I had this same feeling of illumination while listening to St. Vincent’s “Strange Mercy.” In the past, I never had much interest for Anne Erin Clark’s music project. The bits and pieces I’d heard seemed to be the same old ho-hum, run-of-the-mill songstress affair we’ve heard before. I didn’t quite get why the album “Actor” was so critically acclaimed.
This past year my ill-will toward the band all changed when I first saw their performance at the This Concert Could Be Your Life show, a 10-year celebration of Michael Azerad’s indie rock bible Our Concert Could Be Your Life. St. Vincent chose to play Big Black’s “Kerosene” and the result was extraordinary. Clark stepped onto the stage and ripped through a searing, caustic rendition of the classic song, transforming before my eyes from another Juliana Hatfield into an indie rock goddess worthy of sitting on the throne next to Steve Albini. This one performance changed everything, or at least I thought.

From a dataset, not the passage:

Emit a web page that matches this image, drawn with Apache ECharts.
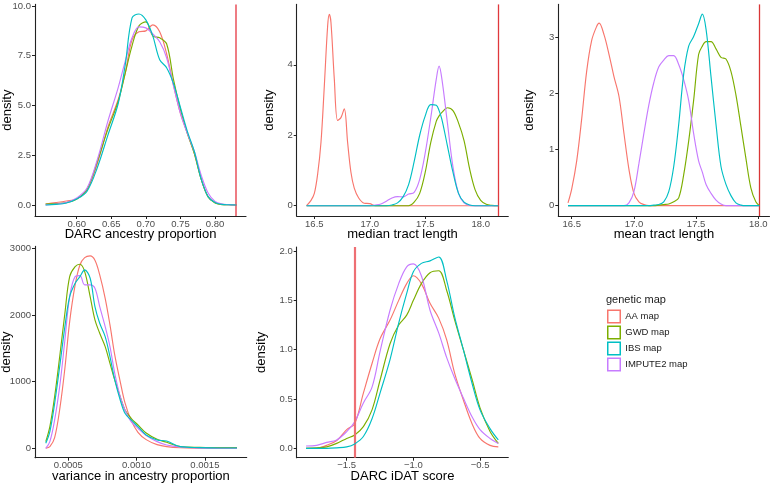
<!DOCTYPE html>
<html><head><meta charset="utf-8">
<script src="https://cdn.jsdelivr.net/npm/echarts@6/dist/echarts.min.js"></script>
<style>html,body{margin:0;padding:0;background:#fff}#c{width:770px;height:485px}</style>
</head><body><div id="c"></div>
<script>
// ---------- data ----------
const groupNames = ['AA map', 'GWD map', 'IBS map', 'IMPUTE2 map'];
const legendTitle = 'genetic map';
const xTitles = ['DARC ancestry proportion', 'median tract length', 'mean tract length', 'variance in ancestry proportion', 'DARC iDAT score'];
const yTitle = 'density';
const observedValues = [0.831, 18.16, 18.01, 0.000793, -1.438];

// panel 1: DARC ancestry proportion
const p1X   = [0.555,0.57,0.585,0.60,0.615,0.63,0.645,0.66,0.67,0.68,0.69,0.70,0.71,0.72,0.73,0.74,0.75,0.76,0.77,0.78,0.79,0.80,0.81,0.82,0.831];
const p1AA  = [0.05,0.12,0.2,0.3,0.75,2.1,3.9,5.3,6.6,8.3,8.7,8.75,9.05,8.7,7.6,6.0,4.6,3.6,2.6,1.3,0.42,0.12,0.03,0.01,0];
const p1GWD = [0.05,0.07,0.12,0.3,0.8,2.2,3.8,5.2,6.6,8.0,9.0,9.2,8.5,8.4,8.1,6.3,4.8,3.6,2.6,1.3,0.4,0.1,0.02,0.01,0];
const p1IBS = [0.0,0.03,0.1,0.3,0.7,1.9,3.5,5.1,7.0,9.4,9.6,9.3,8.5,7.3,6.9,6.1,4.9,3.7,2.7,1.3,0.42,0.12,0.03,0.01,0];
const p1IMP = [0.0,0.05,0.12,0.35,0.85,2.3,4.2,5.9,7.2,8.4,8.95,8.9,8.6,8.2,7.4,6.0,4.6,3.6,2.7,1.5,0.6,0.18,0.05,0.02,0];
const p1XTicks = [0.60,0.65,0.70,0.75,0.80];
const p1XTickLabels = ['0.60','0.65','0.70','0.75','0.80'];
const p1YTicks = [0,2.5,5,7.5,10];
const p1YTickLabels = ['0.0','2.5','5.0','7.5','10.0'];

// panel 2: median tract length
const p2X   = [16.43,16.47,16.50,16.53,16.56,16.59,16.62,16.635,16.65,16.68,16.71,16.74,16.77,16.80,16.83,16.86,16.90,16.95,17.00,17.05,17.10,17.15,17.20,17.25,17.30,17.35,17.40,17.45,17.50,17.55,17.60,17.625,17.65,17.70,17.75,17.80,17.85,17.90,17.95,18.00,18.05,18.10,18.16];
const p2AA  = [0,0.15,0.35,0.9,1.8,3.4,5.1,5.43,5.2,3.6,2.42,2.5,2.75,1.8,0.95,0.5,0.22,0.07,0.06,0,0,0,0,0,0,0,0,0,0,0,0,0,0,0,0,0,0,0,0,0,0,0,0];
const p2GWD = [0,0,0,0,0,0,0,0,0,0,0,0,0,0,0,0,0,0,0,0,0,0,0,0,0,0,0.1,0.35,0.95,1.8,2.4,2.55,2.65,2.78,2.7,2.35,1.85,1.05,0.45,0.15,0.04,0.01,0];
const p2IBS = [0,0,0,0,0,0,0,0,0,0,0,0,0,0,0,0,0,0,0,0,0,0,0.02,0.08,0.25,0.6,1.25,2.0,2.55,2.87,2.85,2.7,2.45,1.7,0.95,0.35,0.1,0.02,0,0,0,0,0];
const p2IMP = [0,0,0,0,0,0,0,0,0,0,0,0,0,0,0,0,0,0,0,0.02,0.05,0.13,0.22,0.26,0.25,0.33,0.38,0.75,1.5,2.5,3.6,3.96,3.6,2.35,1.1,0.35,0.08,0.01,0,0,0,0,0];
const p2XTicks = [16.5,17.0,17.5,18.0];
const p2XTickLabels = ['16.5','17.0','17.5','18.0'];
const p2YTicks = [0,2,4];
const p2YTickLabels = ['0','2','4'];

// panel 3: mean tract length
const p3X   = [16.47,16.50,16.54,16.58,16.62,16.66,16.70,16.72,16.76,16.80,16.84,16.88,16.92,16.96,17.00,17.04,17.08,17.12,17.16,17.20,17.24,17.28,17.32,17.36,17.40,17.44,17.48,17.52,17.55,17.58,17.62,17.66,17.70,17.74,17.78,17.82,17.86,17.90,17.94,17.98,18.01];
const p3AA  = [0.05,0.3,0.8,1.55,2.4,2.95,3.2,3.26,3.05,2.7,2.3,1.95,1.29,0.65,0.22,0.07,0.02,0,0,0,0,0,0,0,0,0,0,0,0,0,0,0,0,0,0,0,0,0,0,0,0];
const p3GWD = [0,0,0,0,0,0,0,0,0,0,0,0,0,0,0,0,0,0,0,0.01,0.02,0.03,0.07,0.14,0.55,1.15,1.88,2.7,2.85,2.93,2.93,2.8,2.65,2.62,2.4,1.98,1.42,0.85,0.32,0.07,0];
const p3IBS = [0,0,0,0,0,0,0,0,0,0,0,0,0,0,0,0,0,0,0.01,0.02,0.07,0.25,0.7,1.45,2.35,2.85,3.02,3.25,3.42,3.15,2.3,1.45,0.7,0.38,0.18,0.05,0.01,0,0,0,0];
const p3IMP = [0,0,0,0,0,0,0,0,0,0,0,0,0,0.05,0.25,0.75,1.29,1.8,2.2,2.48,2.6,2.68,2.68,2.52,2.25,1.88,1.29,0.8,0.6,0.38,0.22,0.1,0.03,0,0,0,0,0,0,0,0];
const p3XTicks = [16.5,17.0,17.5,18.0];
const p3XTickLabels = ['16.5','17.0','17.5','18.0'];
const p3YTicks = [0,1,2,3];
const p3YTickLabels = ['0','1','2','3'];

// panel 4: variance in ancestry proportion
const p4X   = [0.000335,0.000365,0.0004,0.00044,0.000475,0.00051,0.00055,0.000585,0.00062,0.00066,0.000695,0.00073,0.00077,0.000805,0.00084,0.00088,0.000915,0.00096,0.00101,0.00107,0.00115,0.00122,0.00132,0.00146,0.00161,0.001735];
const p4AA  = [0,25,160,625,1200,1900,2450,2750,2860,2885,2820,2600,2250,1850,1400,1000,680,420,240,130,55,25,8,2,0,0];
const p4GWD = [100,325,775,1425,2025,2575,2725,2760,2650,2275,1925,1725,1525,1275,1025,775,575,450,350,230,135,90,25,15,10,10];
const p4IBS = [75,250,675,1275,1825,2275,2475,2575,2675,2550,2125,1875,1675,1375,1025,725,525,425,325,200,125,110,25,10,5,5];
const p4IMP = [0,100,425,975,1625,2275,2575,2590,2450,2450,2400,2125,1825,1525,1125,775,575,400,300,190,100,50,20,5,0,0];
const p4XTicks = [0.0005,0.0010,0.0015];
const p4XTickLabels = ['0.0005','0.0010','0.0015'];
const p4YTicks = [0,1000,2000,3000];
const p4YTickLabels = ['0','1000','2000','3000'];

// panel 5: DARC iDAT score
const p5X   = [-1.805,-1.725,-1.65,-1.575,-1.5,-1.44,-1.375,-1.31,-1.25,-1.175,-1.11,-1.05,-1.0,-0.94,-0.875,-0.81,-0.75,-0.69,-0.625,-0.56,-0.5,-0.425,-0.363];
const p5AA  = [0,0,0.03,0.08,0.19,0.25,0.56,0.86,1.11,1.3,1.5,1.67,1.75,1.67,1.47,1.32,1.1,0.76,0.49,0.25,0.1,0.03,0.015];
const p5GWD = [0,0.005,0.015,0.05,0.1,0.135,0.22,0.39,0.69,1.06,1.25,1.35,1.5,1.67,1.78,1.8,1.6,1.3,1.0,0.7,0.41,0.17,0.05];
const p5IBS = [0,0,0,0.005,0.015,0.045,0.12,0.3,0.56,0.9,1.27,1.57,1.79,1.875,1.9,1.94,1.7,1.33,1.0,0.66,0.39,0.2,0.085];
const p5IMP = [0.024,0.03,0.06,0.085,0.17,0.27,0.46,0.62,0.98,1.4,1.67,1.84,1.87,1.75,1.4,1.17,0.92,0.71,0.51,0.32,0.19,0.1,0.05];
const p5XTicks = [-1.5,-1.0,-0.5];
const p5XTickLabels = ['\u22121.5','\u22121.0','\u22120.5'];
const p5YTicks = [0,0.5,1.0,1.5,2.0];
const p5YTickLabels = ['0.0','0.5','1.0','1.5','2.0'];

// ---------- assembly ----------
const panels = [
  {x: p1X, ys: [p1AA, p1GWD, p1IBS, p1IMP], xt: p1XTicks, xl: p1XTickLabels, yt: p1YTicks, yl: p1YTickLabels},
  {x: p2X, ys: [p2AA, p2GWD, p2IBS, p2IMP], xt: p2XTicks, xl: p2XTickLabels, yt: p2YTicks, yl: p2YTickLabels},
  {x: p3X, ys: [p3AA, p3GWD, p3IBS, p3IMP], xt: p3XTicks, xl: p3XTickLabels, yt: p3YTicks, yl: p3YTickLabels},
  {x: p4X, ys: [p4AA, p4GWD, p4IBS, p4IMP], xt: p4XTicks, xl: p4XTickLabels, yt: p4YTicks, yl: p4YTickLabels},
  {x: p5X, ys: [p5AA, p5GWD, p5IBS, p5IMP], xt: p5XTicks, xl: p5XTickLabels, yt: p5YTicks, yl: p5YTickLabels}
];

// layout & style
const FONT = '"Liberation Sans", Arial, Helvetica, sans-serif';
const groupColors = ['#F8766D', '#7CAE00', '#00BFC4', '#C77CFF'];
const drawOrder = [0, 1, 3, 2];
const layout = [
  {left: 35,    top: 4.4,   right: 246,   bottom: 216,   xMin: 0.5397,    xMax: 0.8448,   yMin: -0.553, yMax: 10.08, xGap: 11.5, yGap: 21,   vw: 1.5, vc: '#E8515A'},
  {left: 296.7, top: 4.4,   right: 508.3, bottom: 216,   xMin: 16.341,    xMax: 18.249,   yMin: -0.292, yMax: 5.714, xGap: 11.5, yGap: 21,   vw: 1.3, vc: '#E0383C'},
  {left: 558.3, top: 4.4,   right: 769.5, bottom: 216,   xMin: 16.392,    xMax: 18.09,    yMin: -0.184, yMax: 3.595, xGap: 11.5, yGap: 22.5, vw: 1.3, vc: '#D93636'},
  {left: 35,    top: 246.4, right: 246.7, bottom: 457.7, xMin: 0.0002562, xMax: 0.001806, yMin: -141,   yMax: 3028,  xGap: 12.5, yGap: 22.5, vw: 1.0, vc: '#E52B2B'},
  {left: 296.7, top: 247,   right: 508.3, bottom: 457.7, xMin: -1.875,    xMax: -0.288,   yMin: -0.095, yMax: 2.041, xGap: 12.5, yGap: 28.5, vw: 2.2, vc: '#EE6F74'}
];

function labelFor(ticks, labels) {
  return function (v) {
    for (let i = 0; i < ticks.length; i++) {
      if (Math.abs(ticks[i] - v) <= Math.abs(ticks[i]) * 1e-9 + 1e-15) return labels[i];
    }
    return '';
  };
}

const axisLine = {show: true, onZero: false, lineStyle: {color: '#222', width: 1.1}};
const grids = [], xAxes = [], yAxes = [], series = [];
panels.forEach((p, i) => {
  const L = layout[i];
  grids.push({left: L.left, top: L.top, width: L.right - L.left, height: L.bottom - L.top,
              containLabel: false, outerBoundsMode: 'none'});
  xAxes.push({
    type: 'value', gridIndex: i, min: L.xMin, max: L.xMax,
    axisLine: axisLine,
    axisTick: {show: true, length: 3, customValues: p.xt, lineStyle: {color: '#222', width: 1}},
    axisLabel: {customValues: p.xt, formatter: labelFor(p.xt, p.xl), fontSize: 9.5, color: '#4D4D4D', margin: 3, fontFamily: FONT},
    splitLine: {show: false},
    name: xTitles[i], nameLocation: 'middle', nameGap: L.xGap, nameMoveOverlap: false,
    nameTextStyle: {fontSize: 13, color: '#000', fontFamily: FONT}
  });
  yAxes.push({
    type: 'value', gridIndex: i, min: L.yMin, max: L.yMax,
    axisLine: axisLine,
    axisTick: {show: true, length: 3, customValues: p.yt, lineStyle: {color: '#222', width: 1}},
    axisLabel: {customValues: p.yt, formatter: labelFor(p.yt, p.yl), fontSize: 9.5, color: '#4D4D4D', margin: 4, fontFamily: FONT},
    splitLine: {show: false},
    name: yTitle, nameLocation: 'middle', nameGap: L.yGap, nameMoveOverlap: false,
    nameTextStyle: {fontSize: 13, color: '#000', fontFamily: FONT}
  });
  drawOrder.forEach((g, k) => {
    series.push({
      type: 'line', name: groupNames[g], xAxisIndex: i, yAxisIndex: i,
      data: p.x.map((xv, j) => [xv, p.ys[g][j]]),
      showSymbol: false, symbol: 'none', smooth: 0.35,
      lineStyle: {color: groupColors[g], width: 1.15},
      itemStyle: {color: groupColors[g]},
      emphasis: {disabled: true}, z: 2 + k
    });
  });
  series.push({
    type: 'line', xAxisIndex: i, yAxisIndex: i, data: [], z: 10, silent: true,
    markLine: {
      silent: true, symbol: ['none', 'none'], label: {show: false}, animation: false,
      lineStyle: {color: L.vc, width: L.vw, type: 'solid'},
      emphasis: {disabled: true},
      data: [{xAxis: observedValues[i]}]
    }
  });
});

const chart = echarts.init(document.getElementById('c'), null, {renderer: 'canvas'});
chart.setOption({
  animation: false,
  backgroundColor: '#fff',
  textStyle: {fontFamily: FONT},
  title: {text: legendTitle, left: 606, top: 294, padding: 0,
          textStyle: {fontSize: 11, fontWeight: 'normal', color: '#1A1A1A', fontFamily: FONT}},
  legend: {
    orient: 'vertical', left: 607, top: 309.5, padding: 0,
    itemWidth: 12.5, itemHeight: 12.5, itemGap: 2, icon: 'rect', selectedMode: false,
    textStyle: {fontSize: 9.5, color: '#1A1A1A', fontFamily: FONT, padding: [0, 0, 0, 0]},
    data: groupNames.map((n, i) => ({name: n, icon: 'rect',
      itemStyle: {color: '#FFFFFF', borderColor: groupColors[i], borderWidth: 1.5}}))
  },
  grid: grids, xAxis: xAxes, yAxis: yAxes, series: series
});
</script>
</body></html>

I of course responded to the performance by purchasing the lauded album “Actor,” expecting to find that it had that same vicious assault hidden amidst the balladry. Nope. It was exactly as I remembered. It wasn’t the girl I saw on the stage; it just couldn’t be. So reserved, so tame, so restrained. Where had that fiery beast gone? I wondered: did Steve Albini need to work his producer magic in order to release the fury on the next album?

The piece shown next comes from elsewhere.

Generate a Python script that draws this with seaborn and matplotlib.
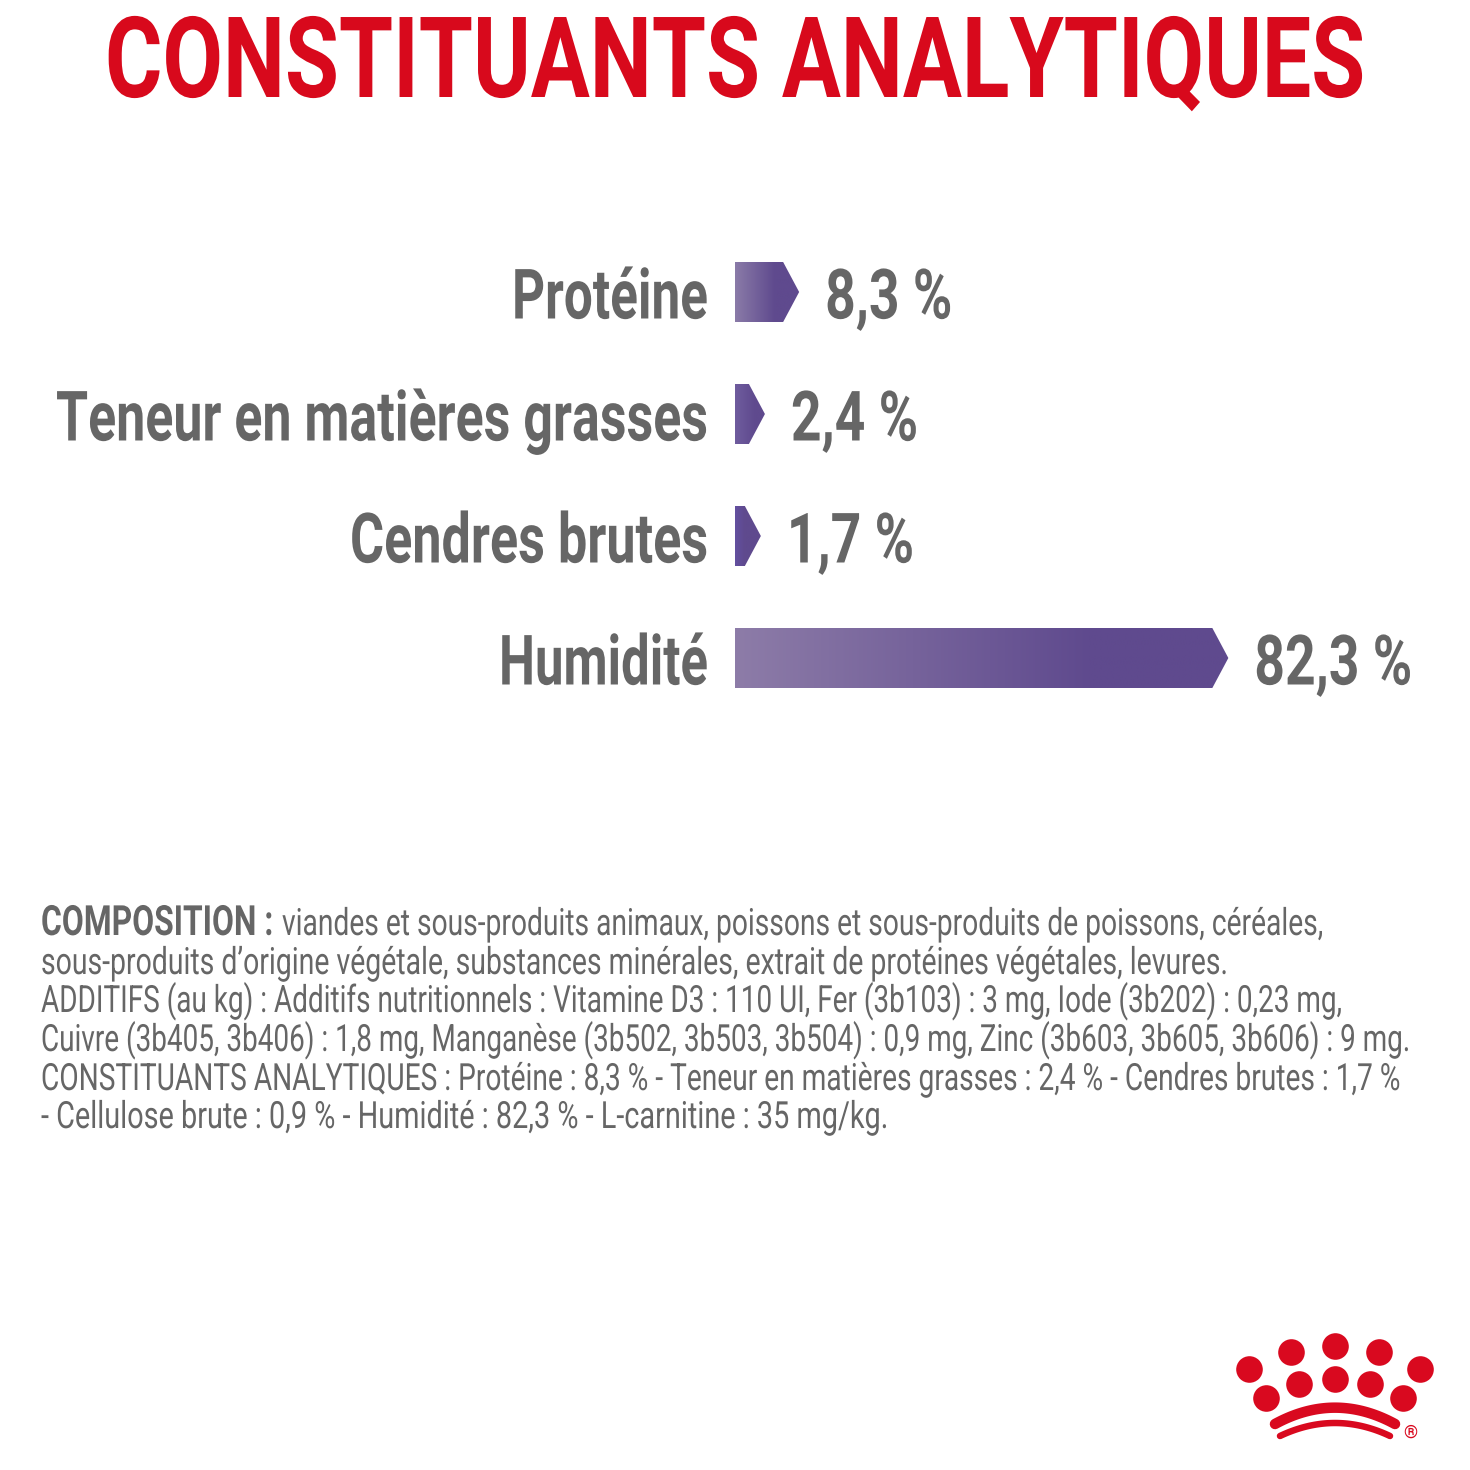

I purchased “Strange Mercy,” hoping in my heart of hearts that Steve Albini answered my prayers and produced it (looking back, I’m glad he didn’t). Again, I was at first unimpressed with the album. It seemed to be a jumbled mess of strange synths and guitar squalls that never meshed with the tormented lyrics of Clark. Much like that red wheelbarrow, I just didn’t get the hype, and I didn’t know how this could be the same band that performed “Kerosene” only months earlier.
Then, a few days later, like Dorothy walking from black and white into Oz, I had my moment of clarity. Incredible. Simply incredible. The keyboards weren’t the mess I’d first assessed them as, rather a funky, Stevie Wonder era burst of adrenaline, taking songs of loneliness, uncertainty, and despair and making that agony somehow sexy. The guitars were not simply random bleeps, rather perfectly placed accents on the vivid, haunting stories found in Clark’s lyrics. Oh, and to simply say that the lyrics are all doom and gloom would be foolish. Her narratives take strange twists that can be either ironic or funny (or both) all the while furthering a message that digs deep into your soul/mind/heart and makes you question everything.
“Surgeon,” a cry for help or simply a song about sex? Or both?!:
Many of the songs feature a lush orchestration that rubs up roughly against the piercing guitars and keyboards, yet this dichotomy of sound adds an eerie element, conjuring up the melodies of the innocent 1950s amidst the chaos of video game like synth riffs and barking guitars.
The video for “Cruel” is probably my favorite of 2011:
Now I have a new problem: I can’t quit listening to “Strange Mercy”. Nothing else I contains the same adventurous spirit, the same open-hearted candor, the same experience of discovery within each listen. It’s like trying to follow-up a reading of “The Red Wheelbarrow” with “Oh the Places You’ll Go.” And where does the name St. Vincent come from? Coincidentally, the medical center where poet Dylan Thomas died. She’s been quoted as calling it “the place where poetry comes to die.” If so, she’s creating Poetry Zombies as we speak, one thought provoking song at a time.